Texte intégral
La douleur, le dégoût, l'inquiétude. La honte aussi.
La tristesse, l'horreur, la colère, la fidélité, la honte aussi.
Ces sentiments nous habitent et nous déchirent, se mêlent en nous, nous empêchent peut-être de faire silence.
Faire silence pour que la justice des hommes apaise dans nos cœurs cette injustice de la mort et de la haine.
Faire silence pour que résonne en nous, une dernière fois, intacte, la voix claire et ferme de Yann. Un peu moqueuse, un peu fière.
Une voix qui n'avait jamais faibli. Difficile à faire taire…
Faire silence parce que ce jour est un jour d'effroi.
Notre honte est faite de cet effroi. Ici, chez nous, en terre de Provence. Elle est faite d'une seule certitude qui nous habite aujourd'hui ; dans la nuit, sur cette petite route du Mont des oiseaux, nous avons tous été visés : les citoyens, les élus, les policiers, une certaine idée que nous avons de la démocratie, du droit, de la liberté.
Tous ces mots désormais signés par le sang d'une femme. Oui, notre cœur ici s'arrête avec les mots eux-mêmes : une femme est morte que le peuple avait choisie.
Pour beaucoup elle était une amie. Pour certains, l'image d'un combat. Pour les uns et pour les autres, une femme venue de notre peuple.
Son sourire était un défi et une arme. Défi à la mort, défi au temps, défi aux hommes. Arme de paix. De solitude aussi parfois.
L'Indochine, la Bretagne, la Provence. C'est un chemin de marin, de soldat. Il est fait de brume et de soleil, de gloire et d'abandon, de service et d'audace. Il s'est brisé ici, devant cette dernière solitude de la nuit. À quelques pas de l'indifférence ou de l'aveuglement. À quelques pas du mépris de ceux qui, en étouffant cette voix, se sont méprisés eux-mêmes.
Le Gouvernement, le Parlement, le peuple dans son émotion et sa pudeur, sont ici devant ce qui les a meurtris.
Le Premier ministre, Monsieur Édouard Balladur, m'a chargé d'exprimer devant vous tout ce que nous refusons : la violence, la négation du droit, la haine politique, la mise en cause de l'élection elle-même et de sa dignité. C'est d'une voix forte que nous devons montrer ensemble que la démocratie suppose la vigilance, la fermeté, la justice.
La mort d'une femme c'est une victoire de l'hiver.

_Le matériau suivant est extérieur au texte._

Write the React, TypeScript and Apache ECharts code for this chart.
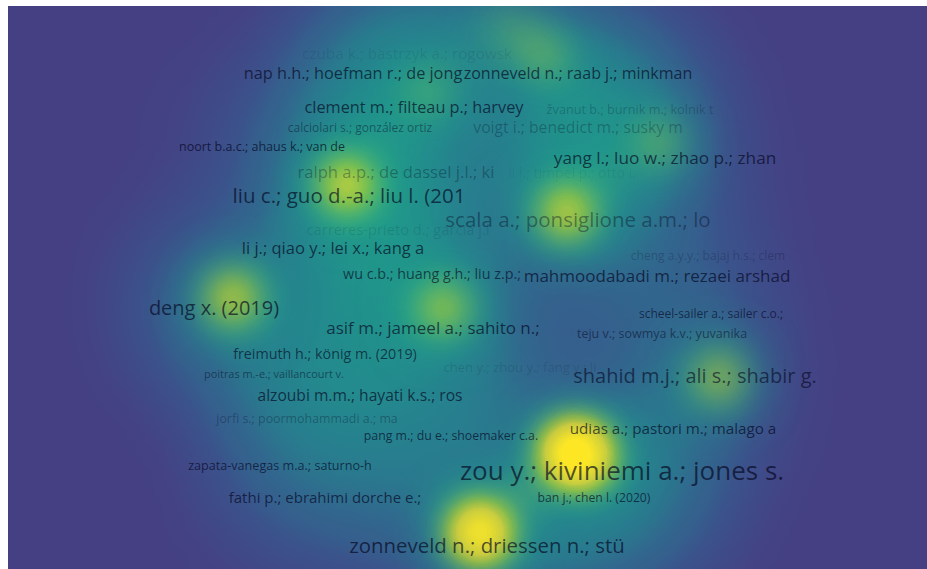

Mais ce n'est pas ce que Yann aurait voulu. Elle n'aurait pas aimé notre accablement. Elle n'aurait pas aimé ce qui nous glace. Elle aurait dit de reprendre la route et le fardeau. Notre espérance aussi. C'est pour elle que nous allons le faire.
Une petite fille de la République était venue jusqu'à nous. Elle avait frappé à la porte pour qu'on lui ouvre et qu'on l'entende. Elle s'était assise avec nous. Elle est repartie.
Si nous voulons que dans nos cœurs, dans notre mémoire, dans nos villes elle reste vivante, nous devons être plus forts que ceux qui l'ont assassinée.
Ce n'est pas simplement ici une espérance.
C'est aussi un choix, une volonté un engagement.
Merci, Yann, de ce que nous a laissé.